What loss there is in those words, what humanity, and what realism, too.
"To write is to think, and to write well is to think well," David
McCullough once said in conversation. Jefferson was thinking of the abrupt
end of old ties, of self-defining ties, and, I suspect, that the pain of
this had to be acknowledged. It is one thing to declare the case for
freedom, and to make a fiery denunciation of abusive, autocratic and
high-handed governance. But it is another thing, and an equally important
one, to acknowledge the human implications of the break. These were our
friends, our old relations; we were leaving them, ending the particular
facts of our long relationship forever. We would feel it. Seventeen
seventy-six was the beginning of a dream. But it was the end of one too. "We
might have been a free and great people together."

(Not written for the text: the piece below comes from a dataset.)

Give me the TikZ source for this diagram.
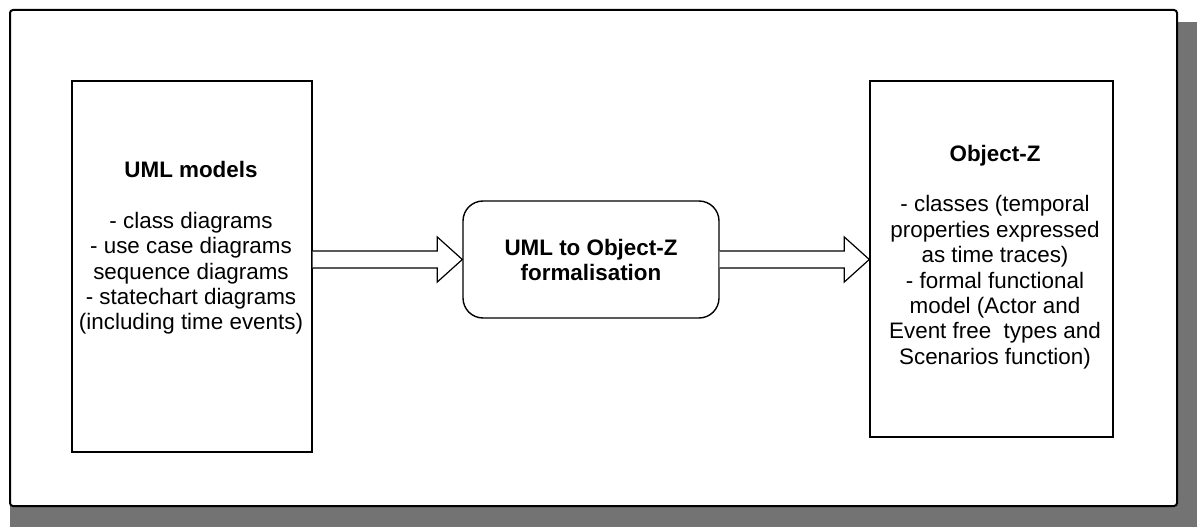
\documentclass[tikz,border=0pt]{standalone}
\usepackage{fontspec}
\setmainfont{Liberation Sans}
\usetikzlibrary{calc}
\tikzset{
  boxstyle/.style={draw=black, line width=1.4pt, fill=white, inner sep=0pt},
  txt/.style={align=center, font=\fontsize{22.4}{25.4}\selectfont, inner sep=0pt},
  blockarrow/.style={draw=black, line width=1.2pt, fill=white, line join=miter},
}
\begin{document}
\begin{tikzpicture}[x=1pt,y=-1pt]
\useasboundingbox (0,0) rectangle (1197,527);
% shadow
\fill[black!55] (1177,22) rectangle (1197,527);
\fill[black!55] (10,506) rectangle (1197,527);
% outer frame
\draw[line width=2pt, rounded corners=3pt, fill=white] (10,10) rectangle (1177,506);
% boxes
\node[boxstyle, minimum width=240pt, minimum height=371pt] (L) at (192,266.5) {};
\node[boxstyle, rounded corners=20pt, minimum width=256pt, minimum height=117pt] (M) at (591,259.5) {};
\node[boxstyle, minimum width=243pt, minimum height=356pt] (R) at (991.5,259) {};
% texts
\node[txt] (Lt) at (191,248) {\textbf{UML models}\\[25.4pt]- class diagrams\\- use case diagrams\\sequence diagrams\\- statechart diagrams\\(including time events)};
\node[txt] (Mt) at (591,260) {\textbf{UML to Object-Z}\\\textbf{formalisation}};
\node[txt] (Rt) at (995,257) {\textbf{Object-Z}\\[25.4pt]- classes (temporal\\properties expressed\\as time traces)\\- formal functional\\model (Actor and\\Event free\ \ types and\\Scenarios function)};
% block arrows
\draw[blockarrow] ($(L.east |- M.west)+(0,-8.5)$) -- ($(M.west)+(-25,-8.5)$) -- ($(M.west)+(-25,-22.5)$) -- (M.west) -- ($(M.west)+(-25,22.5)$) -- ($(M.west)+(-25,8.5)$) -- ($(L.east |- M.west)+(0,8.5)$);
\draw[blockarrow] ($(M.east)+(0,-8.5)$) -- ($(R.west |- M.east)+(-25,-8.5)$) -- ($(R.west |- M.east)+(-25,-22.5)$) -- (R.west |- M.east) -- ($(R.west |- M.east)+(-25,22.5)$) -- ($(R.west |- M.east)+(-25,8.5)$) -- ($(M.east)+(0,8.5)$);
\end{tikzpicture}
\end{document}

It hurt Thomas Jefferson to see these words removed from his great
document. And we know something about how he viewed his life, his own
essence and meaning, from the words he directed that would, a half-century
after 1776, be cut onto his tombstone. The first word after his name is
"Author."
America and Britain did become great and free peoples together, and
apart, bound by a special relationship our political leaders don't often
speak of and should never let fade. You can't have enough old friends. There
was the strange war of 1812, declared by America and waged here by England,
which reinvaded, and burned our White House and Capitol. That was rude of
them. But they got their heads handed to them in New Orleans and left, never
to return as an army.
Even 1812 gave us something beautiful and tender. There was a bombardment
at Fort McHenry. A young lawyer and writer was watching, Francis Scott Key.

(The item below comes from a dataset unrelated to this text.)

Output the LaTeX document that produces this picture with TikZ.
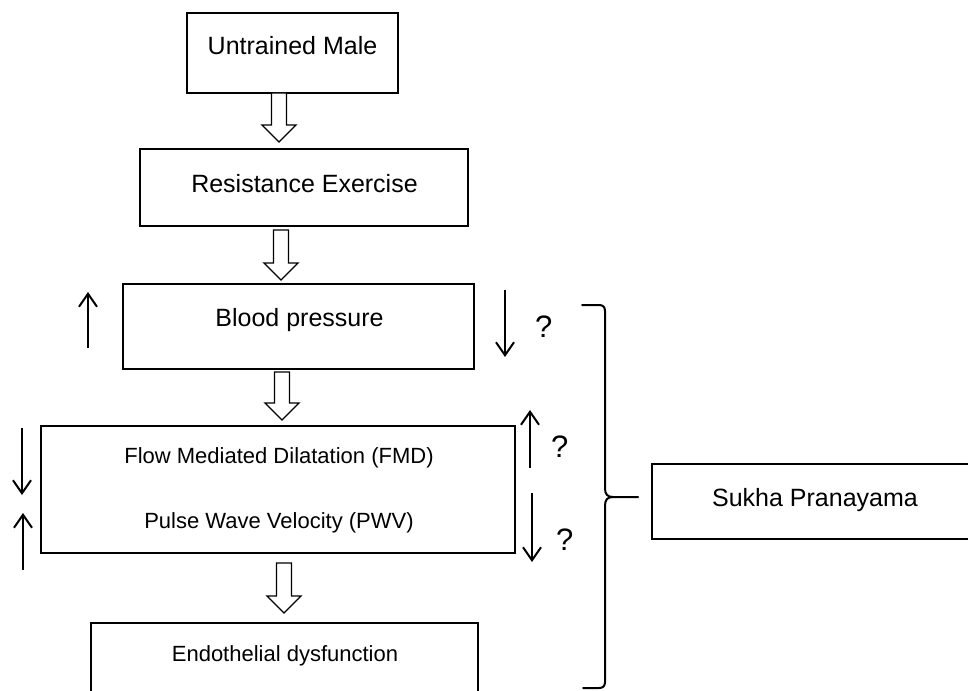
\documentclass[tikz,border=0pt]{standalone}
\usepackage{fontspec}
\setmainfont{Liberation Sans}
\usetikzlibrary{arrows.meta,calc}
\newcommand{\blockarr}[2]{%
  \draw[blk] ($(#1)+(-7.5,0)$) -- ($(#2)+(-7.5,-17)$) -- ($(#2)+(-17,-17)$) -- (#2)
    -- ($(#2)+(17,-17)$) -- ($(#2)+(7.5,-17)$) -- ($(#1)+(7.5,0)$) -- cycle;}
\begin{document}
\begin{tikzpicture}[x=1pt,y=-1pt,
  box/.style={draw,line width=1.8pt,inner sep=0pt,outer sep=0pt},
  lbl/.style={anchor=base,inner sep=0pt,font=\fontsize{25}{30}\selectfont},
  slbl/.style={anchor=base,inner sep=0pt,font=\fontsize{22}{26}\selectfont},
  qm/.style={anchor=base west,inner sep=0pt,font=\fontsize{31}{36}\selectfont},
  blk/.style={draw,line width=1.3pt,fill=white,line join=miter},
  sarr/.style={line width=2pt,-{Straight Barb[length=13pt,width=18pt,line width=2pt]}},
  brk/.style={line width=2pt,line cap=round,line join=round}]
\useasboundingbox (0,0) rectangle (968,690);
\clip (0,0) rectangle (968,690);
\fill[white] (0,0) rectangle (968,690);
% boxes
\node[box,minimum width=211pt,minimum height=80pt] (um) at (292.5,53) {};
\node[box,minimum width=328pt,minimum height=77pt] (re) at (304,187.5) {};
\node[box,minimum width=351pt,minimum height=85pt] (bp) at (298.5,326.5) {};
\node[box,minimum width=474pt,minimum height=127pt] (fm) at (278,489.5) {};
\node[box,minimum width=387pt,minimum height=87pt] (ed) at (284.5,666.5) {};
\node[box,minimum width=328pt,minimum height=75pt] (sp) at (816,501.5) {};
% labels
\node[lbl] (tum) at (292.5,55) {Untrained Male};
\node[lbl] (tre) at (304.5,192) {Resistance Exercise};
\node[lbl] (tbp) at (299.5,326) {Blood pressure};
\node[slbl] (tfm) at (279,463) {Flow Mediated Dilatation (FMD)};
\node[slbl] (tpw) at (279,528) {Pulse Wave Velocity (PWV)};
\node[slbl] (ted) at (285,661) {Endothelial dysfunction};
\node[lbl] (tsp) at (815,506) {Sukha Pranayama};
% block arrows
\coordinate (a1t) at (um.south -| 279,0);
\coordinate (a1e) at ($(re.north -| 279,0)+(0,-7)$);
\coordinate (a2t) at ($(re.south -| 281,0)+(0,4)$);
\coordinate (a2e) at ($(bp.north -| 281,0)+(0,-4)$);
\coordinate (a3t) at ($(bp.south -| 282,0)+(0,3)$);
\coordinate (a3e) at ($(fm.north -| 282,0)+(0,-6)$);
\coordinate (a4t) at ($(fm.south -| 284,0)+(0,10)$);
\coordinate (a4e) at ($(ed.north -| 284,0)+(0,-10)$);
\blockarr{a1t}{a1e}
\blockarr{a2t}{a2e}
\blockarr{a3t}{a3e}
\blockarr{a4t}{a4e}
% small arrows
\coordinate (u1a) at (88,348); \coordinate (u1b) at (88,292);
\coordinate (d1a) at (505,290); \coordinate (d1b) at (505,357);
\coordinate (d2a) at (22,428); \coordinate (d2b) at (22,495);
\coordinate (u2a) at (23,570); \coordinate (u2b) at (23,513);
\coordinate (u3a) at (530,468); \coordinate (u3b) at (530,410);
\coordinate (d3a) at (532,493); \coordinate (d3b) at (532,562);
\draw[sarr] (u1a) -- (u1b);
\draw[sarr] (d1a) -- (d1b);
\draw[sarr] (d2a) -- (d2b);
\draw[sarr] (u2a) -- (u2b);
\draw[sarr] (u3a) -- (u3b);
\draw[sarr] (d3a) -- (d3b);
% question marks
\node[qm] (q1) at (535,337) {?};
\node[qm] (q2) at (551,457) {?};
\node[qm] (q3) at (556,550) {?};
% bracket
\coordinate (cusp) at (613,497);
\draw[brk] (582,305) -- (599,305) .. controls (603,305) and (605,307) .. (605,311)
  -- (605,488) .. controls (605,494) and (607,497) .. (cusp) -- (638,497);
\draw[brk] (cusp) .. controls (607,497) and (605,500) .. (605,506)
  -- (605,682) .. controls (605,686) and (603,688) .. (599,688) -- (583,688);
\end{tikzpicture}
\end{document}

He knew his country was imperiled. He watched the long night in hopes the
fort had not fallen. And he saw it—the rocket's red glare, the bombs
bursting in air, gave proof through the night that our flag was still there.
And so to all writers (would-be, occasional and professional) and all
editors too, down through our history: Happy 234th Independence Day. And to
our British cousins: Nice growing old with you.